Digital Twins in Wire Drawing: Process Optimization Applications

Digital twin technology gets invoked frequently in manufacturing industry discussions, often as a vague gesture toward connected, data-driven production rather than as a description of specific, implemented capability. In wire drawing specifically, there are concrete and genuinely useful applications of digital twin concepts that are being implemented at leading operations, and understanding what these applications actually involve separates the real technology trend from the buzzword layer that tends to accumulate around any sufficiently popular technology concept.

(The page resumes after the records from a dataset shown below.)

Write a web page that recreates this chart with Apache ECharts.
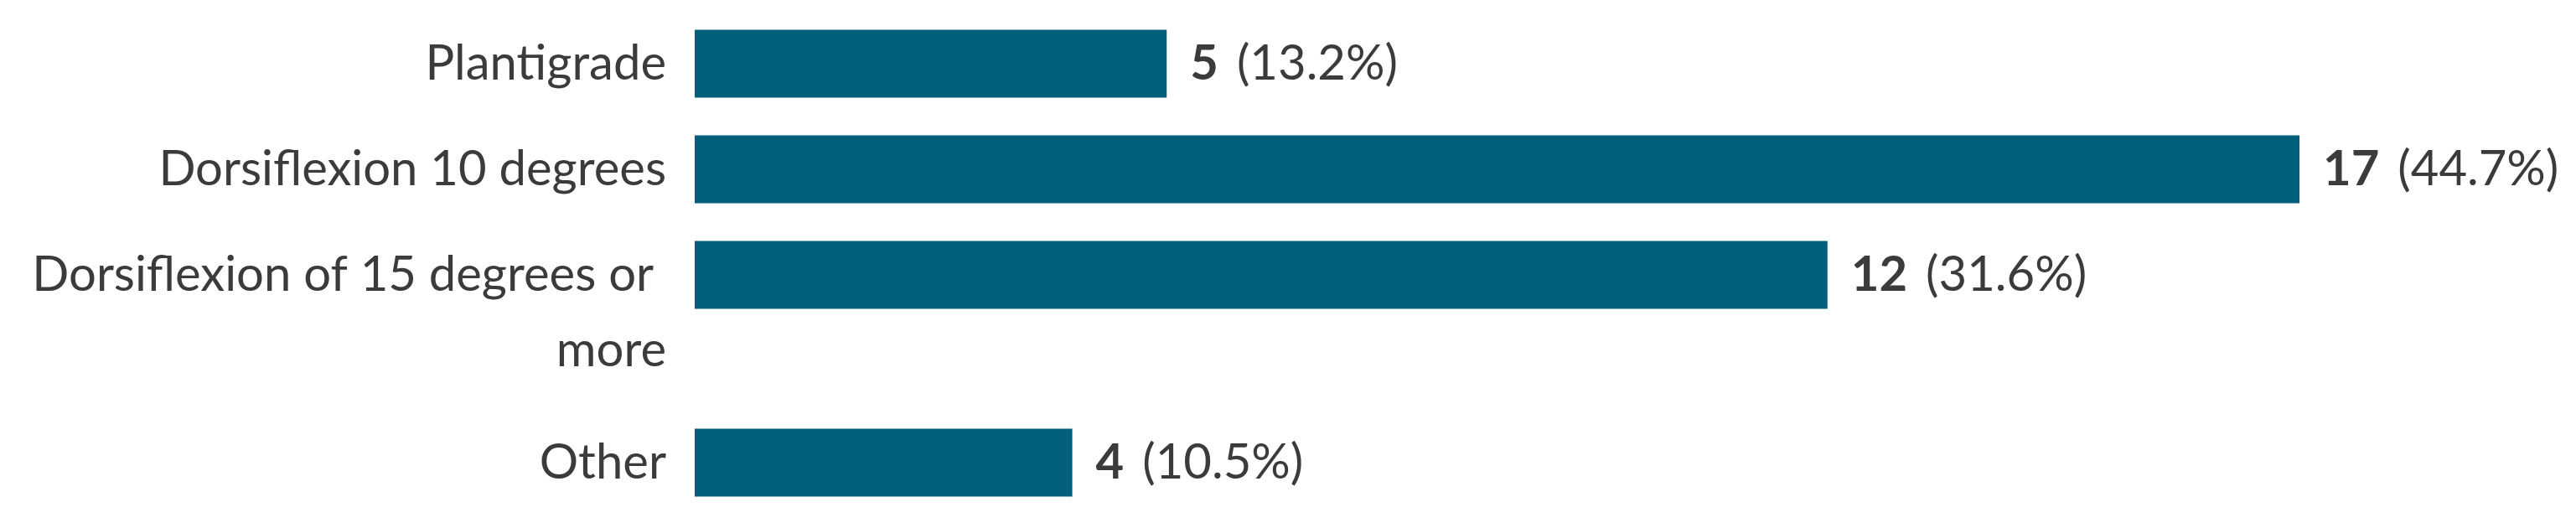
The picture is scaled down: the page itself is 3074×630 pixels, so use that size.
<!DOCTYPE html>
<html>
<head>
<meta charset="utf-8">
<script src="https://cdn.jsdelivr.net/npm/echarts@6/dist/echarts.min.js"></script>
<style>
    html, body { margin: 0; padding: 0; background: #fff; }
    #chart { width: 3074px; height: 630px; }
</style>
</head>
<body>
<div id="chart"></div>
<script>
var categories = ['Plantigrade', 'Dorsiflexion 10 degrees', 'Dorsiflexion of 15 degrees or \nmore', 'Other'];
var counts = [5, 17, 12, 4];
var shares = ['13.2%', '44.7%', '31.6%', '10.5%'];

var barColor = '#005f7b';
var textColor = '#3b3b3b';
var font = 'Lato';
var fontSize = 58;

// the wrapped label pushes "Other" further down, so it gets its own grid
var groups = [[0, 1, 2], [3]];
var gridTops = [13, 489];
var rowHeight = 126;

var grids = [], xAxes = [], yAxes = [], series = [];

groups.forEach(function (idx, g) {
    grids.push({ left: 829, right: 330, top: gridTops[g], height: rowHeight * idx.length });
    xAxes.push({ type: 'value', gridIndex: g, min: 0, max: 17, show: false });
    yAxes.push({
        type: 'category',
        gridIndex: g,
        inverse: true,
        axisLine: { show: false },
        axisTick: { show: false },
        splitLine: { show: false },
        axisLabel: {
            interval: 0,
            margin: 34,
            fontFamily: font,
            fontSize: fontSize,
            lineHeight: 90,
            color: textColor,
            // blank first line so the first real line sits level with the bar
            formatter: function (v) {
                return v.indexOf('\n') >= 0 ? ' \n' + v : v;
            }
        },
        data: idx.map(function (i) { return categories[i]; })
    });
    series.push({
        type: 'bar',
        xAxisIndex: g,
        yAxisIndex: g,
        barWidth: 81,
        itemStyle: { color: barColor },
        label: {
            show: true,
            position: 'right',
            distance: 28,
            fontFamily: font,
            formatter: function (p) {
                var i = idx[p.dataIndex];
                return '{v|' + counts[i] + '}{p|(' + shares[i] + ')}';
            },
            rich: {
                v: { fontFamily: font, fontSize: fontSize, fontWeight: 'bold', color: textColor },
                p: { fontFamily: font, fontSize: fontSize, color: textColor, padding: [0, 0, 0, 22] }
            }
        },
        silent: true,
        animation: false,
        data: idx.map(function (i) { return counts[i]; })
    });
});

var myChart = echarts.init(document.getElementById('chart'));
var option = {
    backgroundColor: '#fff',
    animation: false,
    grid: grids,
    xAxis: xAxes,
    yAxis: yAxes,
    series: series
};
myChart.setOption(option, true);

window.addEventListener('resize', function () {
    myChart.resize();
});
</script>
</body>
</html>
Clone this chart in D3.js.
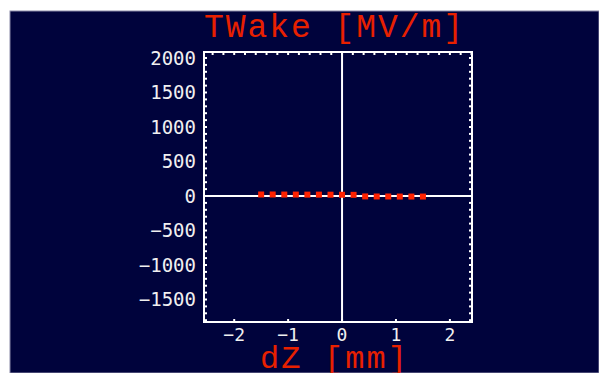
<!DOCTYPE html>
<html lang="en">
<head>
<meta charset="UTF-8" />
<title>TWake</title>
<style>
  body { margin: 0; background: #fff; }
  svg { display: block; }
</style>
</head>
<body>
<svg id="svg" width="599" height="373"></svg>
<script src="https://d3js.org/d3.v7.min.js"></script>
<script>
  // wake samples (dZ in mm, TWake in MV/m)
  const dz = [-1.5, -1.286, -1.071, -0.857, -0.643, -0.429, -0.214, 0, 0.214, 0.429, 0.643, 0.857, 1.071, 1.286, 1.5];
  const wake = [22, 22, 21, 21, 20, 20, 19, 18, 17, -6, -7, -7, -8, -8, -8];
  const xTicks = [-2, -1, 0, 1, 2];
  const yTicks = [-1500, -1000, -500, 0, 500, 1000, 1500, 2000];

  const svg = d3.select('#svg');
  const pLeft = 204, pRight = 472, pTop = 52, pBottom = 322;

  svg.append('rect')
    .attr('x', 10).attr('y', 11).attr('width', 589).attr('height', 362)
    .attr('fill', '#00033c').attr('stroke', '#8a8aa8').attr('stroke-width', 1);

  const x = d3.scaleLinear().domain([-2.56, 2.41]).range([pLeft, pRight]);
  const y = d3.scaleLinear().domain([-1826, 2087]).range([pBottom, pTop]);

  // minor ticks, all inward
  const g = svg.append('g').attr('stroke', '#fff').attr('stroke-width', 2);
  d3.range(-2.4, 2.41, 0.2).forEach(v => {
    g.append('line').attr('x1', x(v)).attr('x2', x(v)).attr('y1', pTop).attr('y2', pTop + 3);
  });
  xTicks.forEach(v => {
    g.append('line').attr('x1', x(v)).attr('x2', x(v)).attr('y1', pBottom).attr('y2', pBottom - 3);
  });
  d3.range(-1800, 2001, 100).forEach(v => {
    g.append('line').attr('x1', pLeft).attr('x2', pLeft + 3).attr('y1', y(v)).attr('y2', y(v));
    g.append('line').attr('x1', pRight).attr('x2', pRight - 3).attr('y1', y(v)).attr('y2', y(v));
  });

  // zero lines
  g.append('line').attr('x1', x(0)).attr('x2', x(0)).attr('y1', pTop).attr('y2', pBottom);
  g.append('line').attr('x1', pLeft).attr('x2', pRight).attr('y1', y(0)).attr('y2', y(0));

  // frame
  svg.append('rect')
    .attr('x', pLeft).attr('y', pTop).attr('width', pRight - pLeft).attr('height', pBottom - pTop)
    .attr('fill', 'none').attr('stroke', '#fff').attr('stroke-width', 2);

  // tick labels
  svg.append('g').selectAll('text').data(yTicks).enter().append('text')
    .attr('x', 196).attr('y', d => y(d)).attr('dy', '0.36em')
    .attr('text-anchor', 'end')
    .attr('font-family', 'DejaVu Sans Mono').attr('font-size', 19)
    .attr('fill', '#f0f0f0')
    .text(d => d < 0 ? '\u2212' + Math.abs(d) : d);

  svg.append('g').selectAll('text').data(xTicks).enter().append('text')
    .attr('x', d => x(d)).attr('y', 341)
    .attr('text-anchor', 'middle')
    .attr('font-family', 'DejaVu Sans Mono').attr('font-size', 18)
    .attr('fill', '#f0f0f0')
    .text(d => d < 0 ? '\u2212' + Math.abs(d) : d);

  // points
  svg.append('g').selectAll('rect').data(dz).enter().append('rect')
    .attr('x', (d) => x(d) - 3)
    .attr('y', (d, i) => y(wake[i]) - 3)
    .attr('width', 6).attr('height', 6)
    .attr('fill', '#ff2200');

  // titles
  svg.append('text').attr('x', 204).attr('y', 37)
    .attr('font-family', 'Liberation Mono').attr('font-size', 33)
    .attr('textLength', 259).attr('lengthAdjust', 'spacing')
    .attr('fill', '#e82000').text('TWake [MV/m]');
  svg.append('text').attr('x', 260).attr('y', 368)
    .attr('font-family', 'Liberation Mono').attr('font-size', 32)
    .attr('textLength', 147).attr('lengthAdjust', 'spacing')
    .attr('fill', '#e82000').text('dZ [mm]');
</script>
</body>
</html>
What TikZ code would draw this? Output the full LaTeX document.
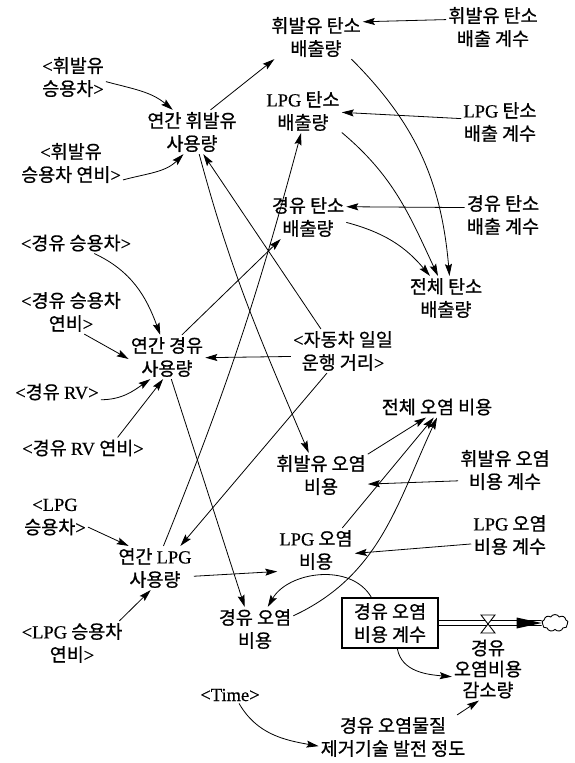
\documentclass[tikz,border=0pt]{standalone}
\usepackage{fontspec}
\newfontfamily\krfont[FakeBold=0.8]{Noto Sans CJK KR}
\newfontfamily\latfont[FakeBold=0.5]{Liberation Serif}
\usetikzlibrary{arrows.meta,shapes.symbols,calc}
\newcommand{\mylt}{{\latfont <}}
\newcommand{\mygt}{{\latfont >}}
\newcommand{\ltn}[1]{{\latfont #1}}
\begin{document}
\begin{tikzpicture}[x=1pt,y=1pt,
  lbl/.style={font=\krfont\fontsize{18.5}{23}\selectfont, align=center, inner sep=2pt},
  arr/.style={-{Stealth[length=12pt,width=7pt,inset=2pt]}, line width=0.8pt},
  stockbox/.style={lbl, draw, line width=1.1pt, minimum width=96pt, minimum height=50pt},
  pipe/.style={line width=0.9pt}]
\useasboundingbox (0,0) rectangle (575,-763);

\node[lbl] (n1) at (316,-37) {휘발유 탄소\\배출량};
\node[lbl] (n2) at (493,-27) {휘발유 탄소\\배출 계수};
\node[lbl] (n3) at (73,-77) {\mylt 휘발유\\승용차\mygt};
\node[lbl] (n4) at (192,-132) {연간 휘발유\\사용량};
\node[lbl] (n5) at (303,-111) {\ltn{LPG} 탄소\\배출량};
\node[lbl] (n6) at (500,-122) {\ltn{LPG} 탄소\\배출 계수};
\node[lbl] (n7) at (71,-163) {\mylt 휘발유\\승용차 연비\mygt};
\node[lbl] (n8) at (308,-217) {경유 탄소\\배출량};
\node[lbl] (n9) at (503,-215) {경유 탄소\\배출 계수};
\node[lbl] (n10) at (446,-298) {전체 탄소\\배출량};
\node[lbl] (n11) at (76,-243) {\mylt 경유 승용차\mygt};
\node[lbl] (n12) at (71,-312) {\mylt 경유 승용차\\연비\mygt};
\node[lbl] (n13) at (167,-357) {연간 경유\\사용량};
\node[lbl] (n14) at (343,-351) {\mylt 자동차 일일\\운행 거리\mygt};
\node[lbl] (n15) at (57,-392) {\mylt 경유 \ltn{RV}\mygt};
\node[lbl] (n16) at (83,-448) {\mylt 경유 \ltn{RV} 연비\mygt};
\node[lbl] (n17) at (437,-407) {전체 오염 비용};
\node[lbl] (n18) at (321,-475) {휘발유 오염\\비용};
\node[lbl] (n19) at (505,-470) {휘발유 오염\\비용 계수};
\node[lbl] (n20) at (55,-517) {\mylt\ltn{LPG}\\승용차\mygt};
\node[lbl] (n21) at (316,-550) {\ltn{LPG} 오염\\비용};
\node[lbl] (n22) at (510,-535) {\ltn{LPG} 오염\\비용 계수};
\node[lbl] (n23) at (155,-568) {연간 \ltn{LPG}\\사용량};
\node[lbl] (n24) at (255,-629) {경유 오염\\비용};
\node[stockbox] (n25) at (390,-623) {경유 오염\\비용 계수};
\node[lbl, font=\krfont\fontsize{18.5}{21}\selectfont] (n26) at (488,-669) {경유\\오염비용\\감소량};
\node[lbl] (n27) at (72,-643) {\mylt\ltn{LPG} 승용차\\연비\mygt};
\node[lbl] (n28) at (230,-695) {\mylt\ltn{Time}\mygt};
\node[lbl] (n29) at (393,-737) {경유 오염물질\\제거기술 발전 정도};

% flow
\node[cloud, draw, cloud puffs=9, cloud puff arc=120, aspect=1.6, minimum width=26pt, minimum height=17pt, inner sep=0pt, line width=0.9pt] (cloud) at (555,-623) {};
\draw[pipe] ($(n25.east)+(0,2.5)$) -- ($(cloud.west)+(0,2.5)$);
\draw[pipe] ($(n25.east)+(0,-2.5)$) -- ($(cloud.west)+(0,-2.5)$);
\fill (cloud.west) -- ++(-25,5.5) -- ++(0,-11) -- cycle;
\coordinate (valve) at (488,-624);
\draw[fill=white, line width=0.9pt] ($(valve)+(-7,9)$) -- ++(14,0) -- ++(-14,-18) -- ++(14,0) -- cycle;

% connectors
\draw[arr] (n2.171) -- (n1.18);
\draw[arr] (n3.-8) to[out=-15,in=140] (n4.131);
\draw[arr] (n7.-18) to[out=15,in=-135] (n4.-111);
\draw[arr] (n4.50) -- (n1.-152);
\draw[arr] (n6.175) -- (n5.-2);
\draw[arr] (n1.-32) to[out=-45,in=95] (n10.81);
\draw[arr] (n5.-29) to[out=-40,in=115] (n10.110);
\draw[arr] (n8.-8) to[out=-15,in=130] (n10.126);
\draw[arr] (n9.169) -- (n8.15);
\draw[arr] (n23.69) to[out=68,in=-105] (n5.-95);
\draw[arr] (n4.-72) to[out=-75,in=113] (n18.119);
\draw[arr] (n14.135) -- (n4.-63);
\draw[arr] (n14.186) -- (n13.-1);
\draw[arr] (n14.-126) -- (n23.41);
\draw[arr] (n13.56) -- (n8.-141);
\draw[arr] (n13.-79) -- (n24.115);
\draw[arr] (n11.-30) to[out=-25,in=110] (n13.107);
\draw[arr] (n12.-59) -- (n13.183);
\draw[arr] (n15.-10) to[out=0,in=-145] (n13.-127);
\draw[arr] (n16.17) -- (n13.-100);
\draw[arr] (n20.-17) -- (n23.140);
\draw[arr] (n27.25) -- (n23.-101);
\draw[arr] (n23.-12) -- (n21.-151);
\draw[arr] (n18.24) -- (n17.-136);
\draw[arr] (n21.40) -- (n17.-107);
\draw[arr] (n24.19) to[out=25,in=-115] (n17.-90);
\draw[arr] (n19.193) -- (n18.-11);
\draw[arr] (n22.193) -- (n21.-5);
\draw[arr] (n25.126) to[out=120,in=60] (n24.60);
\draw[arr] (n25.-74) to[out=-80,in=175] (n26.192);
\draw[arr] (n28.-43) to[out=-60,in=170] (n29.187);
\draw[arr] (n29.19) -- (n26.-106);
\end{tikzpicture}
\end{document}
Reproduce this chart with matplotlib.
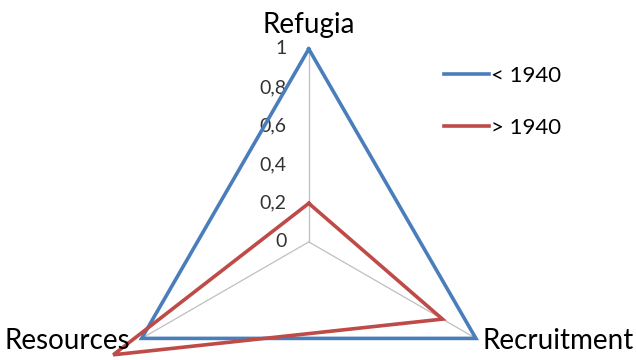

What a Useful Wire Drawing Digital Twin Actually Models

A digital twin in wire drawing, in its most practically useful form, is a computational model of the wire drawing process that takes process parameters as inputs and predicts outputs, whether product properties, die wear rates, energy consumption, or failure risk, with enough accuracy to be useful for real decision-making. This is different from the more common use of “digital twin” to mean a real-time monitoring dashboard, which collects and displays data but doesn’t provide the predictive capability that makes a genuine model useful.

The most mature digital twin applications in wire drawing focus on specific, well-modeled aspects of the process where the input-output relationships are reasonably well understood and where the prediction accuracy achievable from available models is sufficient to add value over empirical trial-and-error approaches. Die wear modeling is one of the most established of these, since the tribological relationships governing die wear have been studied extensively and computational models with practical predictive value have been developed and validated in research settings.

Die Wear Prediction: The Most Developed Application

A die wear digital twin for wire drawing takes the drawing process parameters, including the wire material properties, die geometry, reduction schedule, drawing speed, and lubrication conditions, as inputs and predicts the die wear rate and the evolution of die profile over the drawing campaign. A validated model of this type allows process engineers to evaluate the wear implications of proposed process changes before implementing them, to predict when dies will reach their change-out criterion under planned production conditions, and to identify which combinations of process parameters optimize the trade-off between production speed and die life.

The practical value of this capability is highest when process changes are under consideration, since the model allows the engineering consequences of a change to be understood before production experience confirms them. A drawing operation considering a change in reduction schedule to accommodate a new product specification, for example, can evaluate the die wear implications of several alternative schedule designs before choosing which to implement, which is considerably more efficient than discovering which design produces acceptable die life through production experience.

Process Window Optimization for New Products

Digital twin capability is particularly valuable for new product introduction, where the process window, the range of drawing parameters within which the product can be drawn to specification without exceeding material ductility limits, die wear limits, or surface quality requirements, needs to be established before production experience is available to define it empirically.

A process model that can predict wire mechanical properties, residual stress state, and surface condition as a function of drawing parameters provides a starting point for process window definition that reduces the number of physical trials needed to reach a validated production specification. This acceleration of the new product introduction process has real commercial value in markets where speed to production is competitively significant and where the cost of extended development through physical trials is meaningful.

Digital Twins in Wire Drawing: Process Optimization Applications

The Data Quality Problem Underneath the Technology

The most consistent challenge in implementing wire drawing digital twins that deliver genuine predictive accuracy is input data quality. Computational models are only as reliable as the process parameter and material property data fed into them, and in many wire drawing operations, the historical process data available for model validation has gaps, inconsistencies, or measurement inaccuracies that limit the accuracy achievable in model validation.

Implementing a wire drawing digital twin effectively often requires a prior investment in improving the process data infrastructure, including more comprehensive parameter measurement, more consistent data recording, and better integration between the process control systems that generate data and the analysis systems that need to use it. This investment in data infrastructure is sometimes the limiting step that takes longer and costs more than the modeling technology itself, and it’s a genuinely necessary precursor to the technology delivering on its potential rather than an optional enhancement.

The Realistic Current State and Near-Term Trajectory

Wire drawing digital twin capability is real and being implemented at leading operations, primarily in the most technically demanding wire production contexts where the investment can be most clearly justified. It is not yet a standard capability across the industry, and the gap between leading-edge implementations and average industry practice is significant. The trajectory is toward broader adoption as implementation costs decrease, as the industry’s data infrastructure improves, and as the available commercial solutions for wire drawing-specific modeling become more accessible to operations without dedicated modeling expertise in-house. The technology is past the proof-of-concept phase in the most developed applications; the question for the broader industry is how quickly the adoption curve steepens toward mainstream implementation.